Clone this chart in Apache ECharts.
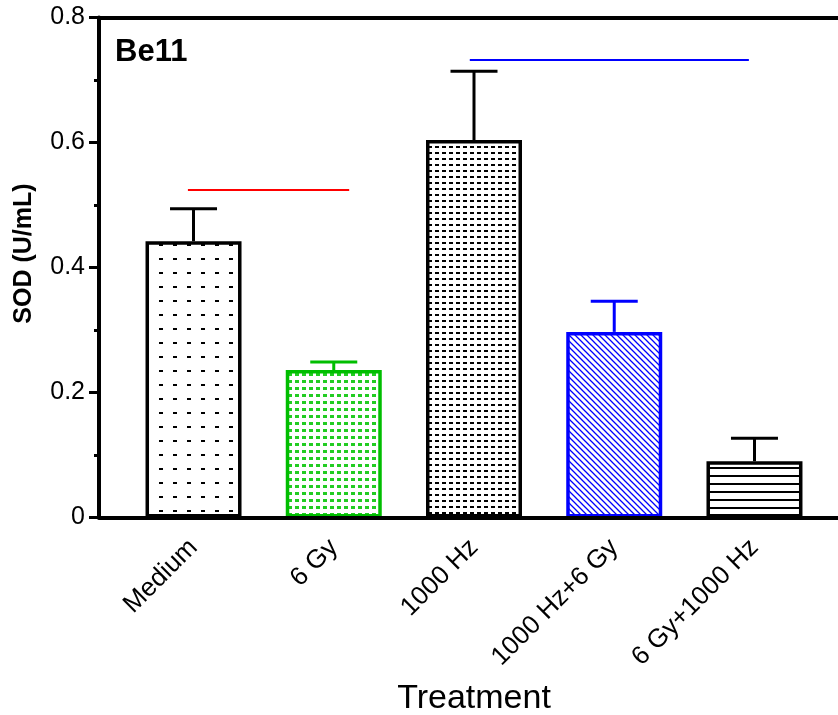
<!DOCTYPE html>
<html>
<head>
<meta charset="utf-8">
<script src="https://cdn.jsdelivr.net/npm/echarts@6/dist/echarts.min.js"></script>
<style>
  html, body { margin: 0; padding: 0; background: #fff; }
  #chart { width: 838px; height: 715px; }
</style>
</head>
<body>
<div id="chart"></div>
<script>
// SOD activity per treatment group (mean + SEM)
const categories = ['Medium', '6 Gy', '1000 Hz', '1000 Hz+6 Gy', '6 Gy+1000 Hz'];
const sodMean = [0.442, 0.236, 0.604, 0.297, 0.090];
const sodSem = [0.052, 0.013, 0.110, 0.049, 0.037];
const yMin = 0, yMax = 0.8, yStep = 0.2;

// Comparison brackets: start / end position (in category units) and level
const sigStart = [-0.04, 1.97];
const sigEnd = [1.11, 3.96];
const sigLevel = [0.524, 0.732];

const FONT = 'Arial, "Liberation Sans", sans-serif';
const edgeColors = ['#000000', '#00be00', '#000000', '#0000ff', '#000000'];
const sigColors = ['#ff0000', '#0000ff'];

function tile(w, h, draw) {
  const c = document.createElement('canvas');
  c.width = w; c.height = h;
  const g = c.getContext('2d');
  g.fillStyle = '#ffffff';
  g.fillRect(0, 0, w, h);
  draw(g);
  return { image: c, repeat: 'repeat' };
}

const fills = [
  // sparse dots
  tile(14, 14, g => { g.fillStyle = '#000'; g.fillRect(5, 6, 4, 2); }),
  // dense green dots
  tile(7, 7, g => { g.fillStyle = '#22cc22'; g.fillRect(1, 2, 4, 3); }),
  // dense black dots
  tile(7, 6, g => { g.fillStyle = '#000'; g.fillRect(1, 2, 4, 2); }),
  // blue diagonal hatch
  tile(6, 6, g => {
    g.strokeStyle = '#0000ff'; g.lineWidth = 1.3;
    g.beginPath();
    g.moveTo(-1, -1); g.lineTo(7, 7);
    g.moveTo(-7, -1); g.lineTo(1, 7);
    g.moveTo(5, -1); g.lineTo(13, 7);
    g.stroke();
  }),
  // horizontal lines
  tile(4, 8, g => { g.fillStyle = '#000'; g.fillRect(0, 3, 4, 2); })
];

const chart = echarts.init(document.getElementById('chart'), null, { renderer: 'canvas' });

const gridTop = 17.5, gridBottom = 197.5;

chart.setOption({
  animation: false,
  backgroundColor: '#ffffff',
  title: {
    text: 'Be11',
    left: 110, top: 32,
    textStyle: { fontFamily: FONT, fontWeight: 'bold', fontSize: 31, color: '#000' }
  },
  grid: [
    { left: 99, right: 0, top: gridTop, bottom: gridBottom, outerBoundsMode: 'none', containLabel: false },
    { left: 123.4, right: 13.4, top: gridTop, bottom: gridBottom, outerBoundsMode: 'none', containLabel: false }
  ],
  xAxis: [
    {
      gridIndex: 0, type: 'value', min: 0, max: 1, position: 'bottom', z: 10,
      axisLine: { show: true, lineStyle: { color: '#000', width: 4 } },
      axisTick: { show: false }, axisLabel: { show: false }, splitLine: { show: false }
    },
    {
      gridIndex: 0, type: 'value', min: 0, max: 1, position: 'top', z: 10,
      axisLine: { show: true, lineStyle: { color: '#000', width: 4 } },
      axisTick: { show: false }, axisLabel: { show: false }, splitLine: { show: false }
    },
    {
      gridIndex: 1, type: 'category', data: categories,
      axisLine: { show: false }, axisTick: { show: false },
      axisLabel: {
        rotate: 45, margin: 26, interval: 0,
        fontFamily: FONT, fontSize: 26, color: '#000'
      },
      name: 'Treatment', nameLocation: 'middle', nameGap: 164,
      nameTextStyle: { fontFamily: FONT, fontSize: 34, color: '#000' }
    }
  ],
  yAxis: [
    {
      gridIndex: 0, type: 'value', min: yMin, max: yMax, interval: yStep, z: 10,
      axisLine: { show: true, lineStyle: { color: '#000', width: 4 } },
      axisTick: { show: true, inside: false, length: 10, lineStyle: { color: '#000', width: 3 } },
      minorTick: { show: true, splitNumber: 2, length: 5, lineStyle: { color: '#000', width: 3 } },
      axisLabel: { margin: 14, fontFamily: FONT, fontSize: 25, color: '#000' },
      splitLine: { show: false },
      name: 'SOD (U/mL)', nameLocation: 'middle', nameGap: 62,
      nameTextStyle: { fontFamily: FONT, fontWeight: 'bold', fontSize: 25, color: '#000', padding: [0, 0, 0, 28] }
    },
    {
      gridIndex: 1, type: 'value', min: yMin, max: yMax, interval: yStep, show: false
    }
  ],
  series: [
    {
      type: 'custom', xAxisIndex: 2, yAxisIndex: 1, z: 1,
      data: sigLevel.map((v, i) => [i, v]),
      renderItem: function (params, api) {
        const i = params.dataIndex;
        const band = api.size([1, 0])[0];
        const origin = api.coord([0, sigLevel[i]]);
        return {
          type: 'line',
          shape: {
            x1: origin[0] + sigStart[i] * band, y1: origin[1],
            x2: origin[0] + sigEnd[i] * band, y2: origin[1]
          },
          style: { stroke: sigColors[i], lineWidth: 2 }
        };
      }
    },
    {
      type: 'bar', xAxisIndex: 2, yAxisIndex: 1, z: 2,
      barWidth: 96,
      data: sodMean.map((v, i) => ({
        value: v,
        itemStyle: { color: fills[i], borderColor: edgeColors[i], borderWidth: 3.5 }
      }))
    },
    {
      type: 'custom', xAxisIndex: 2, yAxisIndex: 1, z: 3,
      data: sodMean.map((v, i) => [i, v + sodSem[i], v]),
      renderItem: function (params, api) {
        const i = params.dataIndex;
        const top = api.coord([api.value(0), api.value(1)]);
        const base = api.coord([api.value(0), api.value(2)]);
        const half = 23.5;
        const st = { stroke: edgeColors[i], lineWidth: 3 };
        return {
          type: 'group',
          children: [
            { type: 'line', shape: { x1: top[0], y1: base[1], x2: top[0], y2: top[1] }, style: st },
            { type: 'line', shape: { x1: top[0] - half, y1: top[1], x2: top[0] + half, y2: top[1] }, style: st }
          ]
        };
      }
    }
  ]
});
</script>
</body>
</html>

......

* INSTRUCTIONS TO FOLLOW *
Write out the full listing verbatim, excluding its pictures.

* OUTPUT FOR THIS TASK *
Clone this chart in Apache ECharts.
<!DOCTYPE html>
<html>
<head>
<meta charset="utf-8">
<script src="https://cdn.jsdelivr.net/npm/echarts@6/dist/echarts.min.js"></script>
<style>
  html, body { margin: 0; padding: 0; background: #fff; }
  #chart { width: 838px; height: 715px; }
</style>
</head>
<body>
<div id="chart"></div>
<script>
// SOD activity per treatment group (mean + SEM)
const categories = ['Medium', '6 Gy', '1000 Hz', '1000 Hz+6 Gy', '6 Gy+1000 Hz'];
const sodMean = [0.442, 0.236, 0.604, 0.297, 0.090];
const sodSem = [0.052, 0.013, 0.110, 0.049, 0.037];
const yMin = 0, yMax = 0.8, yStep = 0.2;

// Comparison brackets: start / end position (in category units) and level
const sigStart = [-0.04, 1.97];
const sigEnd = [1.11, 3.96];
const sigLevel = [0.524, 0.732];

const FONT = 'Arial, "Liberation Sans", sans-serif';
const edgeColors = ['#000000', '#00be00', '#000000', '#0000ff', '#000000'];
const sigColors = ['#ff0000', '#0000ff'];

function tile(w, h, draw) {
  const c = document.createElement('canvas');
  c.width = w; c.height = h;
  const g = c.getContext('2d');
  g.fillStyle = '#ffffff';
  g.fillRect(0, 0, w, h);
  draw(g);
  return { image: c, repeat: 'repeat' };
}

const fills = [
  // sparse dots
  tile(14, 14, g => { g.fillStyle = '#000'; g.fillRect(5, 6, 4, 2); }),
  // dense green dots
  tile(7, 7, g => { g.fillStyle = '#22cc22'; g.fillRect(1, 2, 4, 3); }),
  // dense black dots
  tile(7, 6, g => { g.fillStyle = '#000'; g.fillRect(1, 2, 4, 2); }),
  // blue diagonal hatch
  tile(6, 6, g => {
    g.strokeStyle = '#0000ff'; g.lineWidth = 1.3;
    g.beginPath();
    g.moveTo(-1, -1); g.lineTo(7, 7);
    g.moveTo(-7, -1); g.lineTo(1, 7);
    g.moveTo(5, -1); g.lineTo(13, 7);
    g.stroke();
  }),
  // horizontal lines
  tile(4, 8, g => { g.fillStyle = '#000'; g.fillRect(0, 3, 4, 2); })
];

const chart = echarts.init(document.getElementById('chart'), null, { renderer: 'canvas' });

const gridTop = 17.5, gridBottom = 197.5;

chart.setOption({
  animation: false,
  backgroundColor: '#ffffff',
  title: {
    text: 'Be11',
    left: 110, top: 32,
    textStyle: { fontFamily: FONT, fontWeight: 'bold', fontSize: 31, color: '#000' }
  },
  grid: [
    { left: 99, right: 0, top: gridTop, bottom: gridBottom, outerBoundsMode: 'none', containLabel: false },
    { left: 123.4, right: 13.4, top: gridTop, bottom: gridBottom, outerBoundsMode: 'none', containLabel: false }
  ],
  xAxis: [
    {
      gridIndex: 0, type: 'value', min: 0, max: 1, position: 'bottom', z: 10,
      axisLine: { show: true, lineStyle: { color: '#000', width: 4 } },
      axisTick: { show: false }, axisLabel: { show: false }, splitLine: { show: false }
    },
    {
      gridIndex: 0, type: 'value', min: 0, max: 1, position: 'top', z: 10,
      axisLine: { show: true, lineStyle: { color: '#000', width: 4 } },
      axisTick: { show: false }, axisLabel: { show: false }, splitLine: { show: false }
    },
    {
      gridIndex: 1, type: 'category', data: categories,
      axisLine: { show: false }, axisTick: { show: false },
      axisLabel: {
        rotate: 45, margin: 26, interval: 0,
        fontFamily: FONT, fontSize: 26, color: '#000'
      },
      name: 'Treatment', nameLocation: 'middle', nameGap: 164,
      nameTextStyle: { fontFamily: FONT, fontSize: 34, color: '#000' }
    }
  ],
  yAxis: [
    {
      gridIndex: 0, type: 'value', min: yMin, max: yMax, interval: yStep, z: 10,
      axisLine: { show: true, lineStyle: { color: '#000', width: 4 } },
      axisTick: { show: true, inside: false, length: 10, lineStyle: { color: '#000', width: 3 } },
      minorTick: { show: true, splitNumber: 2, length: 5, lineStyle: { color: '#000', width: 3 } },
      axisLabel: { margin: 14, fontFamily: FONT, fontSize: 25, color: '#000' },
      splitLine: { show: false },
      name: 'SOD (U/mL)', nameLocation: 'middle', nameGap: 62,
      nameTextStyle: { fontFamily: FONT, fontWeight: 'bold', fontSize: 25, color: '#000', padding: [0, 0, 0, 28] }
    },
    {
      gridIndex: 1, type: 'value', min: yMin, max: yMax, interval: yStep, show: false
    }
  ],
  series: [
    {
      type: 'custom', xAxisIndex: 2, yAxisIndex: 1, z: 1,
      data: sigLevel.map((v, i) => [i, v]),
      renderItem: function (params, api) {
        const i = params.dataIndex;
        const band = api.size([1, 0])[0];
        const origin = api.coord([0, sigLevel[i]]);
        return {
          type: 'line',
          shape: {
            x1: origin[0] + sigStart[i] * band, y1: origin[1],
            x2: origin[0] + sigEnd[i] * band, y2: origin[1]
          },
          style: { stroke: sigColors[i], lineWidth: 2 }
        };
      }
    },
    {
      type: 'bar', xAxisIndex: 2, yAxisIndex: 1, z: 2,
      barWidth: 96,
      data: sodMean.map((v, i) => ({
        value: v,
        itemStyle: { color: fills[i], borderColor: edgeColors[i], borderWidth: 3.5 }
      }))
    },
    {
      type: 'custom', xAxisIndex: 2, yAxisIndex: 1, z: 3,
      data: sodMean.map((v, i) => [i, v + sodSem[i], v]),
      renderItem: function (params, api) {
        const i = params.dataIndex;
        const top = api.coord([api.value(0), api.value(1)]);
        const base = api.coord([api.value(0), api.value(2)]);
        const half = 23.5;
        const st = { stroke: edgeColors[i], lineWidth: 3 };
        return {
          type: 'group',
          children: [
            { type: 'line', shape: { x1: top[0], y1: base[1], x2: top[0], y2: top[1] }, style: st },
            { type: 'line', shape: { x1: top[0] - half, y1: top[1], x2: top[0] + half, y2: top[1] }, style: st }
          ]
        };
      }
    }
  ]
});
</script>
</body>
</html>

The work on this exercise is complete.